Work to complete: Check each line of the material. Copy those containing "matplotlib".

★ ★ ★

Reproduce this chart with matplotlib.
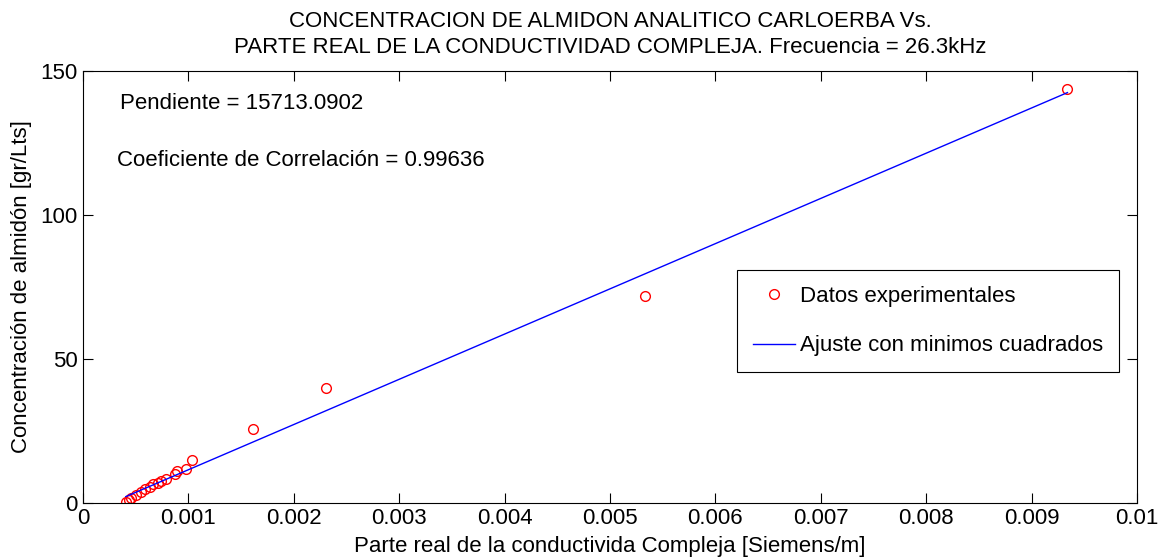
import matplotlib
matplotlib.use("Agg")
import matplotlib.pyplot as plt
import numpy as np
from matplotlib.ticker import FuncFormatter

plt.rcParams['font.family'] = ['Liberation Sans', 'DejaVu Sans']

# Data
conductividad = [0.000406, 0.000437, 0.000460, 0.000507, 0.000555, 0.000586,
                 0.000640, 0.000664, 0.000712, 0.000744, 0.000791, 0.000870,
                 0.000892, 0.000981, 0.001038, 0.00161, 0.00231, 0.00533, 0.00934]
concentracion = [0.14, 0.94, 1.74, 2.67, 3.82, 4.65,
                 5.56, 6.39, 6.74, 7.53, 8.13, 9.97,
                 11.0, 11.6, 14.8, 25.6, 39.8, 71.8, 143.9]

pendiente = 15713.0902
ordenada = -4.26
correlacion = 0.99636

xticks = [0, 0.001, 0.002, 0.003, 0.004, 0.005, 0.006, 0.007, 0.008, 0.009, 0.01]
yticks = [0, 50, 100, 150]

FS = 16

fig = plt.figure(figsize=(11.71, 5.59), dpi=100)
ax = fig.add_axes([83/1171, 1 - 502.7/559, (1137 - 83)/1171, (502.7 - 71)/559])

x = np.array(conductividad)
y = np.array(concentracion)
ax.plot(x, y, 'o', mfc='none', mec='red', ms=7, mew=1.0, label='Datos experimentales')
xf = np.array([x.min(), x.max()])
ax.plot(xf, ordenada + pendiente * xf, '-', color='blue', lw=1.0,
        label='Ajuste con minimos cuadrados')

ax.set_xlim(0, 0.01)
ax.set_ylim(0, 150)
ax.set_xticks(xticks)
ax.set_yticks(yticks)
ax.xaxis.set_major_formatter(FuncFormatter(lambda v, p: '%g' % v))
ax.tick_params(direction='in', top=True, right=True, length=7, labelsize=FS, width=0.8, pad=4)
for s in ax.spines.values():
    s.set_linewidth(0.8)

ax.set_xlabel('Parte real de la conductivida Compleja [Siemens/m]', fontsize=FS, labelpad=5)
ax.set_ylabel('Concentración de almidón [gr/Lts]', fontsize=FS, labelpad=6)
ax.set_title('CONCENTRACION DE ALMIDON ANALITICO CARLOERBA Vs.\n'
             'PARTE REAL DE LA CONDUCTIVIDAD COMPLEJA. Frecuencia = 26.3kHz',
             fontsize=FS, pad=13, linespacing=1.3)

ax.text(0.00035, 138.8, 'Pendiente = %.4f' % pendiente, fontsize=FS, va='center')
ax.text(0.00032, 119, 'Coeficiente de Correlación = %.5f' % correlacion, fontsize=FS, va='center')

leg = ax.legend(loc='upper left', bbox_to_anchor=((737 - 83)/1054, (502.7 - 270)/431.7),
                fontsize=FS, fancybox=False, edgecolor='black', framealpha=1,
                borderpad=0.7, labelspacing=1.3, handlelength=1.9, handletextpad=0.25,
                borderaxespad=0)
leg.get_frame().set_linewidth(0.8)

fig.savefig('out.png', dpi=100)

★ ★ ★

Written reply:
Reproduce this chart with matplotlib.
import matplotlib
matplotlib.use("Agg")
import matplotlib.pyplot as plt
from matplotlib.ticker import FuncFormatter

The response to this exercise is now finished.